Another win against Wales and England would have likely been grand slam winners heading into the World Cup. Despite a strong start the English started to run out of legs and, perhaps more worryingly, ideas. When the kicking game began to fail it was persisted with. Despite the rewards reaped in the first two games from the regular use of the kick it does take away from some of England’s strengths. In Manu Tuilagi they have the destructive ball carrier they were craving returning to full power at just the right time and in Elliott Daly a huge weapon with ball in hand. The reliance on Owen Farrell to be brilliant every week was also all too obvious. He was not his usual self and it showed in the performance of the whole side. It is by no need time to panic but England need to settle on a plan A that is good enough to beat the other top nations in the world if executed correctly. To win a World Cup there also needs to be an alternative to turn to. The concern is that maybe September may come too quickly for it all to come together.

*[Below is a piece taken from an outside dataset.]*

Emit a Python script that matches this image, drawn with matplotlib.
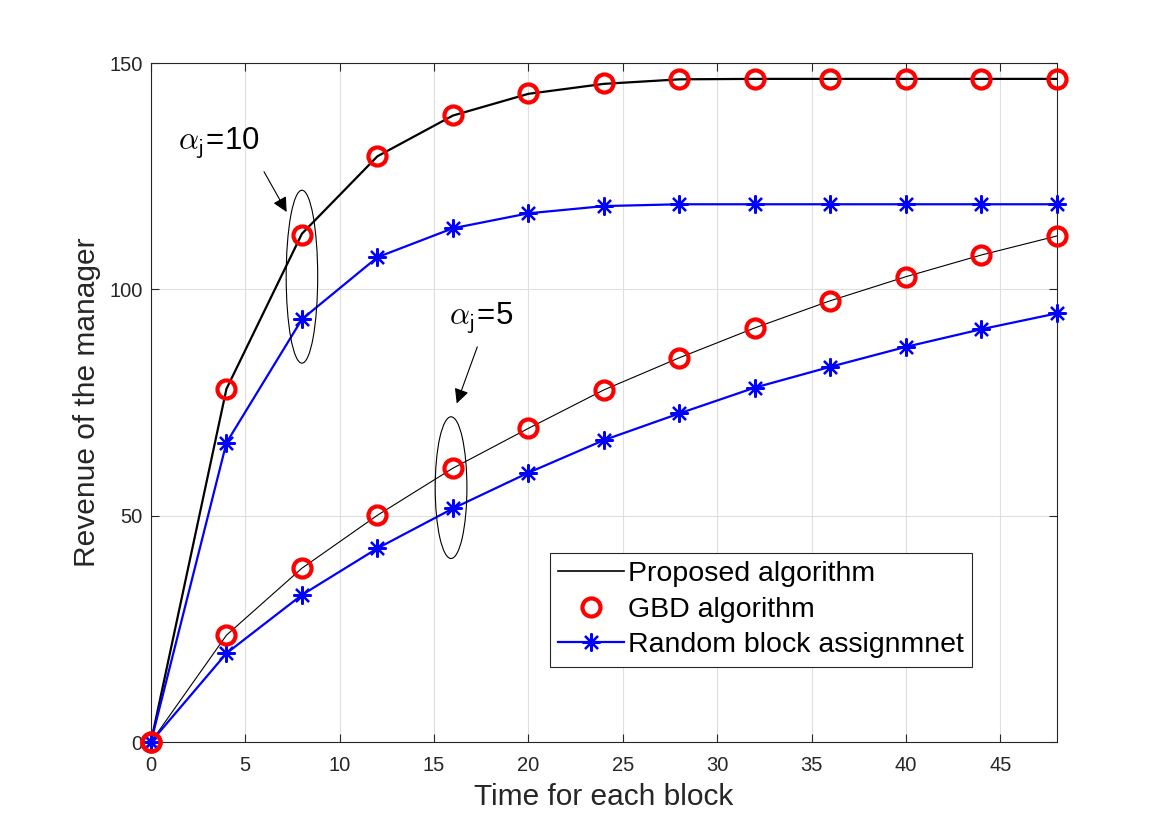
import matplotlib
matplotlib.use("Agg")
import matplotlib.pyplot as plt
from matplotlib.patches import Ellipse
from matplotlib.lines import Line2D

plt.rcParams['font.family'] = ['Liberation Sans', 'DejaVu Sans']
plt.rcParams['mathtext.fontset'] = 'cm'

# ---- data ----
t = [0, 4, 8, 12, 16, 20, 24, 28, 32, 36, 40, 44, 48]

proposed_a10 = [0, 78.0, 112.3, 129.4, 138.4, 143.2, 145.4, 146.4, 146.5, 146.5, 146.5, 146.5, 146.5]
gbd_a10      = [0, 78.0, 112.0, 129.4, 138.5, 143.3, 145.5, 146.4, 146.5, 146.5, 146.5, 146.5, 146.5]
random_a10   = [0, 66.1, 93.4, 107.1, 113.5, 116.8, 118.4, 118.8, 118.8, 118.8, 118.8, 118.8, 118.8]

proposed_a5 = [0, 23.6, 38.4, 50.1, 60.5, 69.3, 77.8, 84.9, 91.5, 97.5, 102.8, 107.6, 111.8]
gbd_a5      = [0, 23.6, 38.4, 50.1, 60.5, 69.3, 77.8, 84.9, 91.5, 97.5, 102.8, 107.6, 111.8]
random_a5   = [0, 19.6, 32.5, 42.8, 51.6, 59.5, 66.7, 72.6, 78.3, 82.9, 87.3, 91.2, 94.7]

xticks = [0, 5, 10, 15, 20, 25, 30, 35, 40, 45]
yticks = [0, 50, 100, 150]
legend_labels = ['Proposed algorithm', 'GBD algorithm', 'Random block assignmnet']
xlabel = 'Time for each block'
ylabel = 'Revenue of the manager'

# ---- styles ----
dark = '#262626'
star = (8, 2, 0)

fig = plt.figure(figsize=(11.61, 8.36), dpi=100)
ax = fig.add_axes([0.130, 0.1124, 0.7804, 0.8122])

ax.plot(t, proposed_a10, color='k', lw=1.6, zorder=3)
ax.plot(t, random_a10, color='b', lw=1.6, marker=star, ms=13, mew=1.6, zorder=3, clip_on=False)
ax.plot(t, gbd_a10, ls='none', marker='o', ms=13, mew=3, mfc='none', mec='r', zorder=4, clip_on=False)

ax.plot(t, proposed_a5, color='k', lw=0.8, zorder=3)
ax.plot(t, random_a5, color='b', lw=1.6, marker=star, ms=13, mew=1.6, zorder=3, clip_on=False)
ax.plot(t, gbd_a5, ls='none', marker='o', ms=13, mew=3, mfc='none', mec='r', zorder=4, clip_on=False)

ax.set_xlim(0, 48)
ax.set_ylim(0, 150)
ax.set_xticks(xticks)
ax.set_yticks(yticks)
ax.grid(True, color='#dfdfdf', lw=0.8)
ax.set_axisbelow(True)
ax.tick_params(direction='in', length=6, width=0.8, colors=dark, labelsize=14.5,
               top=True, right=True)
ax.tick_params(axis='x', pad=10)
ax.tick_params(axis='y', pad=6)
for s in ax.spines.values():
    s.set_color(dark)
    s.set_linewidth(0.8)

ax.set_xlabel(xlabel, fontsize=21.5, color=dark, labelpad=6)
ax.set_ylabel(ylabel, fontsize=21.5, color=dark, labelpad=6)

# ellipses
ax.add_patch(Ellipse((8.0, 102.8), 1.67, 38.2, fill=False, ec='k', lw=0.8, zorder=5))
ax.add_patch(Ellipse((15.9, 56.2), 1.68, 31.3, fill=False, ec='k', lw=0.8, zorder=5))

# annotations
ax.text(1.45, 130.8, r'$\alpha_{\mathsf{j}}$=10', fontsize=22.5, color='k', ha='left', va='baseline')
ax.text(15.8, 92.1, r'$\alpha_{\mathsf{j}}$=5', fontsize=22.5, color='k', ha='left', va='baseline')
ax.annotate('', xy=(7.19, 117.1), xytext=(5.99, 126.0),
            arrowprops=dict(arrowstyle='-|>', color='k', lw=0.8, mutation_scale=22,
                            shrinkA=0, shrinkB=0))
ax.annotate('', xy=(16.2, 74.8), xytext=(17.29, 87.3),
            arrowprops=dict(arrowstyle='-|>', color='k', lw=0.8, mutation_scale=22,
                            shrinkA=0, shrinkB=0))

handles = [
    Line2D([], [], color='k', lw=1.2),
    Line2D([], [], ls='none', marker='o', ms=13, mew=3, mfc='none', mec='r'),
    Line2D([], [], color='b', lw=1.6, marker=star, ms=13, mew=1.6),
]
leg = ax.legend(handles, legend_labels, loc='lower left', bbox_to_anchor=(0.440, 0.111),
                borderaxespad=0, fontsize=20.5, fancybox=False, framealpha=1,
                edgecolor=dark, handlelength=2.3, handletextpad=0.15,
                labelspacing=0.33, borderpad=0.3)
leg.get_frame().set_linewidth(0.8)
leg.set_zorder(6)

fig.savefig('out.png', dpi=100)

SUCCESSES ON THE CONTINENT
During the Autumn Warren Gatland claimed his Welsh side had forgotten how to lose on the back of some hard fought victories. They managed to get that win against Australia which had been so elusive for so long. They were not given any real chance of winning the Six Nations, results had been excellent over the Summer and in the Autumn, but the performances weren’t given much credit. A win against France on opening night would probably have been expected but given the nature of the gift wrapped victory meant it was a bullet dodged. However, winning becomes a habit and winning when not playing well is the trait of a champion. Victory against Italy was probably a little below par, five points were likely the target from the match but only four were won and Wales returned from the continent with eight points from their opening two games.
MAKING A STATEMENT
In the build up to the England game it was evident that Gatland quietly fancied it. He came up with the game plan to foil England and their kicking game. Despite a slow start his players, in particular the back three, executed it to perfection. The biggest statement so far in World Cup year had been made, Wales have very much joined the party and must be considered able contenders. They now have much greater depth than in previous seasons but like England and Ireland there are those two or three players who are irreplaceable. Gatland now knows that he has a battle-hardened squad with a never say die attitude, this will provide him with comfort.
IS PRESSURE A PRIVILIGE OR HINDERANCE?
Where does all this leave us? It might appear that none of the three want the burden of pressure that success in the Six Nations might bring, should momentum be sacrificed in order to control expectation or should pressure be treated as a privilege? If Wales do not win the Grand Slam, due to the remaining fixtures and current state of the table, England will be strong favourites for the championship. It is very possible that England, Ireland and Wales will finish with four wins each and one victory each in fixtures between them. At present, perhaps by design, none can be called the undisputed number one from the northern hemisphere.
Have England found the definitive team and game plan yet? Can Ireland deal with the pressure of being one of the favourites? Are the Wales front five good enough to challenge at the latter stages of a World Cup? Which team will perform best at the World Cup is hard to answer at the minute but Eddie, Joe and Warren will all be quietly confident. Like a game of rock, paper, scissors that which beats one might be defeated by another hopefully the World Cup can provide definitive answers.